Я стоял и не понимал, что происходит, Митрофан увидев мой расстерянный вид пояснил:
- Минус, тот кого ты приволок, работает в замке местного барона, доносы пишет поганец если где-то что не так, ну и взятки берет чтобы значит ничего плохого не сообщил про честных людей. Что теперь делать я даже не знаю. Отпустить его – значит к вечеру здесь стража будет, всю деревню пожгут. Мы старики уже никому не нужны, налог и те не платим, что с нас взять то?
Народ притих не вмешиваясь в его слова и ожидая ответа от меня. Ситуация была не из лучших. Пленник мычал в тряпочку и со злостью смотрел на всех вокруг прожигая взглядом – словно подтверждая самые худшие слова старика.
Покарать смертью из-за попытки украсть мед – крайне несправедливо. С другой стороны он сам виноват в своей репутации, а подводить под удар стариков тоже дело не благородное. Молча обведя всех тяжелым взглядом, я поднял брошенный мешок с земли. У пленника округлились от ужаса глаза и он забился, замычал, пытаясь освободиться от веревок. Успокоив пленника очередным ударом обухом топора, одел ему на голову мешок и поволок обратно в лес.

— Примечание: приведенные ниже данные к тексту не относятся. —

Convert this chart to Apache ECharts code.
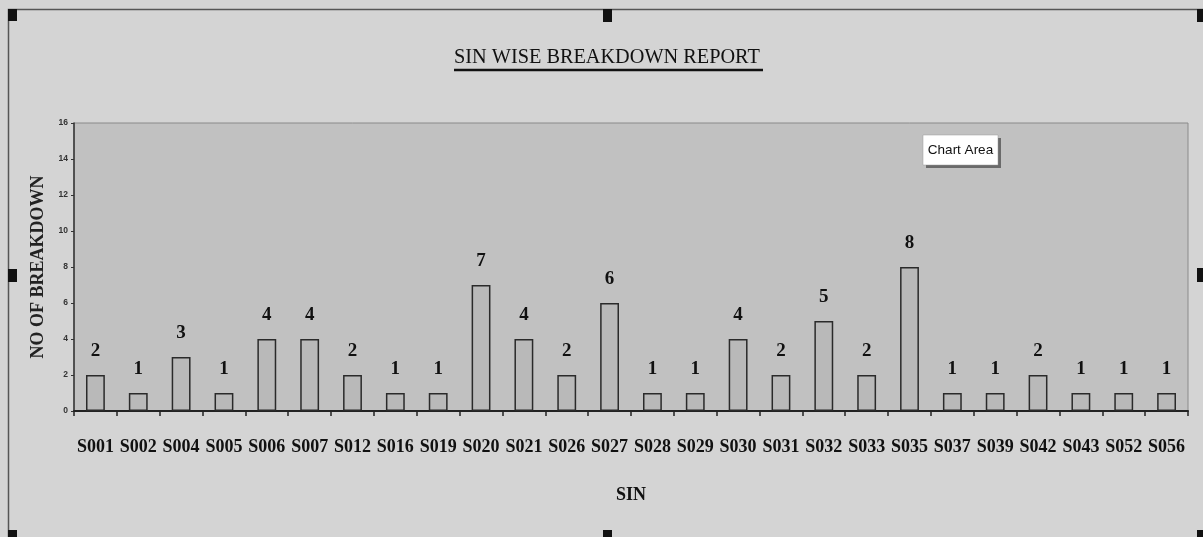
<!DOCTYPE html>
<html>
<head>
<meta charset="utf-8">
<script src="https://cdn.jsdelivr.net/npm/echarts@6/dist/echarts.min.js"></script>
<style>
html,body{margin:0;padding:0;background:#d4d4d4;}
#chart{width:1203px;height:537px;}
</style>
</head>
<body>
<div id="chart"></div>
<script>
const categories = ['S001','S002','S004','S005','S006','S007','S012','S016','S019','S020','S021','S026','S027','S028','S029','S030','S031','S032','S033','S035','S037','S039','S042','S043','S052','S056'];
const breakdowns = [2,1,3,1,4,4,2,1,1,7,4,2,6,1,1,4,2,5,2,8,1,1,2,1,1,1];
const yTicks = { min: 0, max: 16, interval: 2 };
const titleText = 'SIN WISE BREAKDOWN REPORT';
const xName = 'SIN';
const yName = 'NO OF BREAKDOWN';

const serif = '"Liberation Serif", "Times New Roman", serif';
const chart = echarts.init(document.getElementById('chart'), null, {renderer: 'canvas'});

function handle(x, y, w, h) {
  return {type: 'rect', shape: {x: x, y: y, width: w, height: h}, style: {fill: '#111'}, z: 100};
}

chart.setOption({
  backgroundColor: '#d4d4d4',
  animation: false,
  title: {
    text: titleText,
    left: 454,
    top: 48,
    padding: 0,
    textStyle: {fontFamily: serif, fontSize: 20.3, fontWeight: 'normal', color: '#111', textShadowColor: '#111', textShadowBlur: 0, textShadowOffsetX: 0.6}
  },
  grid: {
    left: 74, right: 15, top: 123, bottom: 126,
    show: true, backgroundColor: '#c1c1c1', borderColor: '#8a8a8a', borderWidth: 1,
    containLabel: false
  },
  xAxis: {
    type: 'category',
    data: categories,
    name: xName,
    nameLocation: 'middle',
    nameGap: 75,
    nameTextStyle: {fontFamily: serif, fontSize: 18, fontWeight: 'bold', color: '#111'},
    axisLine: {lineStyle: {color: '#222', width: 2}},
    axisTick: {show: true, alignWithLabel: false, length: 5, lineStyle: {color: '#222', width: 1.5}},
    axisLabel: {interval: 0, margin: 27, fontFamily: serif, fontSize: 18, fontWeight: 'bold', color: '#111'}
  },
  yAxis: {
    type: 'value',
    min: yTicks.min, max: yTicks.max, interval: yTicks.interval,
    name: yName,
    nameLocation: 'middle',
    nameGap: 26,
    nameRotate: 90,
    nameTextStyle: {fontFamily: serif, fontSize: 18, fontWeight: 'bold', color: '#222'},
    splitLine: {show: false},
    axisLine: {show: true, lineStyle: {color: '#333', width: 1.5}},
    axisTick: {show: true, length: 3, lineStyle: {color: '#333'}},
    axisLabel: {margin: 6, fontFamily: '"Liberation Sans", Arial, sans-serif', fontSize: 8.5, fontWeight: 'bold', color: '#333'}
  },
  series: [{
    type: 'bar',
    data: breakdowns,
    barWidth: '44%',
    itemStyle: {color: '#b9b9b9', borderColor: '#2a2a2a', borderWidth: 1.5},
    label: {
      show: true, position: 'top', distance: 14,
      fontFamily: serif, fontSize: 19, fontWeight: 'bold', color: '#111'
    }
  }],
  graphic: [
    {type: 'rect', shape: {x: 8.5, y: 9.5, width: 1200, height: 600}, style: {fill: 'none', stroke: '#555', lineWidth: 1.5}, z: 90},
    {type: 'line', shape: {x1: 454, y1: 70, x2: 763, y2: 70}, style: {stroke: '#111', lineWidth: 2.5}, z: 95},
    handle(8, 9, 9, 12), handle(603, 9, 9, 13), handle(1197, 9, 6, 13),
    handle(8, 269, 9, 13), handle(1197, 268, 6, 14),
    handle(8, 530, 9, 7), handle(603, 530, 9, 7), handle(1197, 530, 6, 7),
    {type: 'rect', shape: {x: 926, y: 138, width: 75, height: 30}, style: {fill: '#6a6a6a'}, z: 96},
    {type: 'rect', shape: {x: 923, y: 135, width: 75, height: 30}, style: {fill: '#ffffff', stroke: '#999', lineWidth: 0.5}, z: 97},
    {type: 'text', x: 960.5, y: 150, style: {text: 'Chart Area', fill: '#111', font: '13.5px "Liberation Sans", Arial, sans-serif', align: 'center', verticalAlign: 'middle'}, z: 98}
  ]
});
</script>
</body>
</html>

По возвращению, вся деревенька, меня молча провожала взглядом до самого дома. Стоило входной двери закрыться за моей спиной как пришло очередное сообщение, напоминая, что это все таки игровой, а не реальный мир:
«Уровень репутации с жителями в деревне Макеевка повышен до жалость. Вы уже не безразличны, но убогим хотя-бы подают»
Глава 2
Меня не покидало чувство чего-то неправильного, грязного. Последние события не прошли даром, было трудно находится в этом месте. Жители деревушки старательно изображали радость но вот их глаза… они постоянно уходили в сторону, стараясь не встречается глазами опускали головы к земле, а я просто кожей ощущал ЖАЛОСТЬ по отношению ко мне. Да, уверен, свою роль играл уровень репутации, но поделать ничего с этим не мог. Настоящий мужик может принять помощь, поддержку но не жалость. Она беспощадно разрушает. Если ты вызываешь у окружающих жалость, то срочно надо что-то менять, вгрызаться в окружающее пространство, рвать жилы но ползти вверх из этой ямы отчаяния и горечи. Необходимо собрать всю волю в кулак и преодолеть этот период. Других вариантов нет. У меня же был только один выход, покинуть это место и отправится дальше. Сделать сейчас что-то значимое и подняться в их глазах я не мог, а значит тянуть смысла не было и я начал собирать свои небольшие пожитки – топорик, да небольшой мешок с лямками – по типу армейского вещмешка, который мне достался после очередного поручения: «сбегай– принеси».
Дед у которого я жил, с раннего утра куда-то ушел, а потому сборы не вызвали никаких ненужных вопросов, не хотелось уходить вот так не попрощавшись, но и ждать было бессмысленно. Окинув взглядом уют небольшой избушки, и вздохнув на прощание провел рукой по гладкому боку деревянного сруба, ощущая тепло дома и мягкость мха. Пусть и за такой короткий срок, но я успел привыкнуть к нему как к своему, было немного грустно. Внезапно дверь резко открылась, стукнувшись с грохотом об стенку будто ее вышибли с удара ноги. А в следующую секунду в комнату влетел вихрь из стражников закованных в железную броню, я лишь отдернул руку от стенки, как уже был профессионально скручен могучими войнами. Заломали меня так, что удавалось смотреть только на носки своих ботинков, да мелькавшие доски пола. Преодолев порожек и ступеньки, мягко ступил на траву и тут же получил болезненные удары под коленные чашечки, а руки развели в стороны выкручивая их ка канат за кисти в разные стороны. Все произошло настолько быстро, что я даже не успел ничего понять. Только остаря боль не давала даже шелохнуться.
- Этот ли душегуб моего писчего удавил? – раздался голос прямо передо мной, кое как подняв голову вверх увидел сидящего на коне, холенного и ярко одетого мужчину лет за сорок. Острые черты лица и какая-то едкая ухмылка словно застывшая на лице, не придавали ему дружелюбия. Скорее наоборот говорили – этот пойдет по головам но свой кусок вырвет даже из рук умирающего ребенка. Судя по всему это был барон, собственной персоной осветивший такой поганый день.
Рядом с конем стоял Михалыч, понуро опустив голову и старательно не смотря в мою сторону. Всем своим видом излучая преданность и покорность хозяину. Стоило словам сорваться с языка барона как Михалыч заговорил:
- Он ваше сиятельство! Мы люди мирные никого не трогаем, а этот чужак вашего слугу удавил за какой-то мед поганый. Да мы бы никогда не посмели такое совершить! Ваше сиятельство мы требуем вашего суда над чужаком!